Vibroacoustic methods for corrosion-state monitoring in nuclear power plant secondary piping structures

Abstract

Pipe wall corrosion in nuclear power plants has been identified as a critical cause of plant degradation. The application of risk-informed in-service inspection techniques has significantly improved the relative core damage frequency and the average capacity factor of the industry fleet, but the majority of inspection practices remain manual and point-wise in nature. Because nuclear power plant outages can cost as much as $2 million per day, time spent on inspection is expensive. Health-monitoring techniques using vibroacoustic sensor networks were investigated with the goal of developing an automatable and scalable degradation-state monitoring solution to reduce the amount of time spent during outages.

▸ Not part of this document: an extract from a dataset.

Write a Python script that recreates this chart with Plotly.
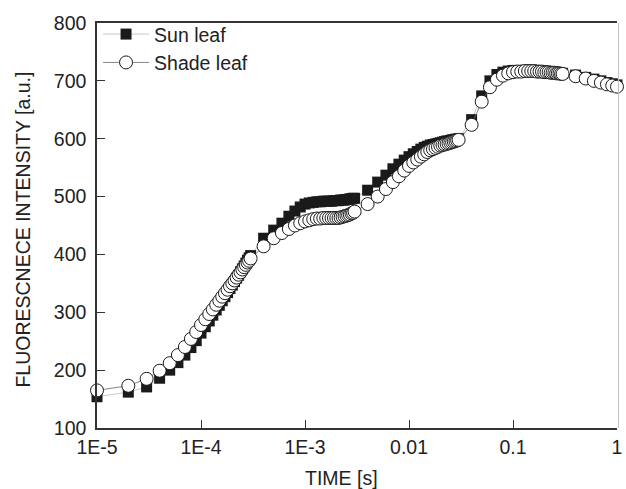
import plotly.graph_objects as go

# Time points (ms)
time_ms = [
    0.01, 0.02, 0.03, 0.04, 0.05, 0.06, 0.07, 0.08, 0.09, 0.10,
    0.11, 0.12, 0.13, 0.14, 0.15, 0.16, 0.17, 0.18, 0.19, 0.20,
    0.21, 0.22, 0.23, 0.24, 0.25, 0.26, 0.27, 0.28, 0.29, 0.30,
    0.4, 0.5, 0.6, 0.7, 0.8, 0.9, 1.0, 1.1, 1.2, 1.3,
    1.4, 1.5, 1.6, 1.7, 1.8, 1.9, 2.0, 2.1, 2.2, 2.3,
    2.4, 2.5, 2.6, 2.7, 2.8, 2.9, 3.0,
    4, 5, 6, 7, 8, 9, 10, 11, 12, 13,
    14, 15, 16, 17, 18, 19, 20, 21, 22, 23,
    24, 25, 26, 27, 28, 29, 30,
    40, 50, 60, 70, 80, 90, 100, 110, 120, 130,
    140, 150, 160, 170, 180, 190, 200, 210, 220, 230,
    240, 250, 260, 270, 280, 290, 300,
    400, 500, 600, 700, 800, 900, 1000,
]

sun_leaf = [
    154, 162, 171, 186, 200, 213, 226, 239, 251, 264,
    275, 285, 295, 304, 312, 320, 327, 334, 341, 347,
    353, 359, 364, 370, 375, 380, 385, 390, 394, 398,
    428, 442, 454, 466, 475, 482, 487, 489, 490, 491,
    491, 492, 492, 492, 492, 493, 493, 493, 494, 494,
    494, 495, 495, 496, 496, 497, 497,
    511, 525, 537, 548, 556, 563, 569, 574, 578, 582,
    585, 587, 589, 590, 591, 592, 593, 594, 595, 596,
    596, 597, 598, 598, 599, 599, 600,
    633, 674, 700, 711, 715, 717, 718, 718, 718, 718,
    718, 718, 718, 717, 717, 717, 716, 716, 716, 715,
    715, 715, 714, 714, 714, 713, 713,
    710, 706, 703, 700, 697, 695, 693,
]

shade_leaf = [
    165, 173, 185, 199, 212, 226, 240, 254, 266, 278,
    288, 297, 305, 313, 320, 327, 333, 339, 345, 350,
    355, 360, 365, 369, 374, 378, 382, 386, 389, 393,
    414, 428, 437, 444, 450, 454, 457, 459, 461, 462,
    462, 463, 463, 463, 463, 463, 463, 463, 464, 465,
    466, 467, 468, 469, 471, 472, 474,
    487, 500, 513, 525, 535, 545, 553, 559, 564, 569,
    573, 577, 580, 582, 584, 586, 588, 589, 590, 591,
    592, 593, 594, 595, 596, 597, 598,
    624, 664, 689, 702, 709, 713, 715, 716, 716, 717,
    717, 717, 717, 716, 716, 716, 715, 715, 715, 714,
    714, 714, 713, 713, 713, 712, 712,
    708, 704, 700, 697, 694, 692, 690,
]

x_tick_vals = [1e-5, 1e-4, 1e-3, 1e-2, 1e-1, 1]
x_tick_text = ["1E-5", "1E-4", "1E-3", "0.01", "0.1", "1"]
y_tick_vals = [100, 200, 300, 400, 500, 600, 700, 800]

time_s = [t / 1000.0 for t in time_ms]

FONT = "Liberation Sans, Arial, sans-serif"
FS = 19.5
TXT = "#222222"
AX = "#333333"

fig = go.Figure()
fig.add_trace(go.Scatter(
    x=time_s, y=sun_leaf, name="Sun leaf", mode="lines+markers",
    line=dict(color="#c8c8c8", width=1),
    marker=dict(symbol="square", size=11, color="#1a1a1a", line=dict(width=0)),
    cliponaxis=False,
))
fig.add_trace(go.Scatter(
    x=time_s, y=shade_leaf, name="Shade leaf", mode="lines+markers",
    line=dict(color="#666666", width=0.8),
    marker=dict(symbol="circle", size=13, color="white", line=dict(width=1, color="#1a1a1a")),
    cliponaxis=False,
))

fig.update_layout(
    width=626, height=489,
    margin=dict(l=97, r=4, t=23, b=61),
    paper_bgcolor="white", plot_bgcolor="white",
    font=dict(family=FONT, size=FS, color=TXT),
    showlegend=True,
    legend=dict(x=0.002, y=1.02, xanchor="left", yanchor="top",
                bgcolor="rgba(0,0,0,0)", borderwidth=0,
                font=dict(family=FONT, size=FS, color=TXT),
                itemwidth=46, tracegroupgap=0),
    xaxis=dict(
        type="log", range=[-5, 0],
        tickvals=x_tick_vals, ticktext=x_tick_text,
        ticks="inside", ticklen=8, tickwidth=1.3, tickcolor=AX,
        showline=True, linecolor=AX, linewidth=1.5, mirror=True,
        showgrid=False, zeroline=False,
        ticklabeloverflow="allow", ticklabelstandoff=1,
        tickfont=dict(family=FONT, size=FS, color=TXT),
    ),
    yaxis=dict(
        range=[100, 800], tickvals=y_tick_vals,
        ticks="inside", ticklen=8, tickwidth=1.3, tickcolor=AX,
        showline=True, linecolor=AX, linewidth=1.5, mirror=False,
        showgrid=False, zeroline=False,
        ticklabeloverflow="allow", ticklabelstandoff=5,
        tickfont=dict(family=FONT, size=FS, color=TXT),
    ),
    shapes=[dict(type="line", xref="paper", yref="paper", x0=1.003, x1=1.003, y0=0, y1=1,
                 line=dict(color="#c0c0c0", width=1))],
    annotations=[
        dict(text="TIME [s]", xref="paper", yref="paper", x=0.4705, y=-0.1235,
             xanchor="center", yanchor="middle", showarrow=False,
             font=dict(family=FONT, size=FS, color=TXT)),
        dict(text="FLUORESCNECE INTENSITY [a.u.]", xref="paper", yref="paper",
             x=-0.143, y=0.489, xanchor="center", yanchor="middle", textangle=-90,
             showarrow=False, font=dict(family=FONT, size=FS, color=TXT)),
    ],
)

fig.write_html(
    "out.html",
    config={"displayModeBar": False},
    post_script="document.body.style.margin='0';document.body.style.padding='0';",
)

Transmissibility function estimation between degrees of freedom was shown to have potential to detect mass change in pipe elbow fittings, and a damage index was developed to quantify the degree of damage based on this estimation. This index was shown to trend robustly between pipe elbows and remain stable over an 8-day operating period. Temperature, pressure, and gasket material were characterized for their impact on the damage index. Recently developed smart film technology was also evaluated for its ability to modulate the film’s complex shear modulus in correspondence to the level of chelation, or iron ion absorption, experienced by the film. In preliminary experimental characterization, this film was shown to have potential to indicate early-stage onset of corrosion with frequency response function estimation. Improving sensitivity to modulating film properties was identified as a major next step for development of the smart film approach to corrosion-onset detection.